Is there any way to help our dreams do their job in a better way?

I think so. By studying the meaning of proper names, called onomastics, we can give our unconscious a leg up in communication with our conscious mind. For example, the name Andrew means 'manly', and the name Clement means 'gentle'. Knowing this, these are now associations the unconscious can use to send you instruction in dreams. If a man has a dream that his buddy Andy starts singing "Oh my darling Clementine", and he knows the meaning of these names, the unconscious may have picked them as anthropomorphized principles for the conscious mind to follow.

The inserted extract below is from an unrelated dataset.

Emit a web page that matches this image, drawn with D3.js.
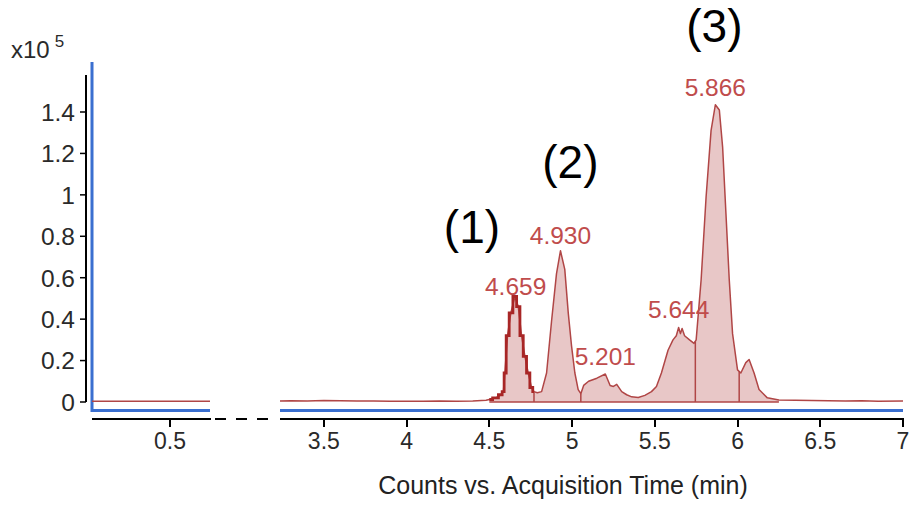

The manly attributes of the dreamer need to give voice to the more gentle and merciful parts.

You begin to see that storytellers around the world choose names which have meanings relevant to their role in the story. I am currently excavating what appears to be a reliably predictable pattern in character names.

Movies from Finding Nemo to Fifty Shades of Grey have revealed some deeper meanings through onomastic examination.

I find my writing style insufferable. I will work to refine it and make it less cumbersome and arrogant. Here's a shorter version:

If you study the meanings of names, your dreams will be easier to examine allegorically using the names of the characters. Dreams are the garden from which the fruit of myth grows. What you learn about dream interpretation can be applied to all human storytelling.

Boom. I am not a scholar. I should stop trying to write like one.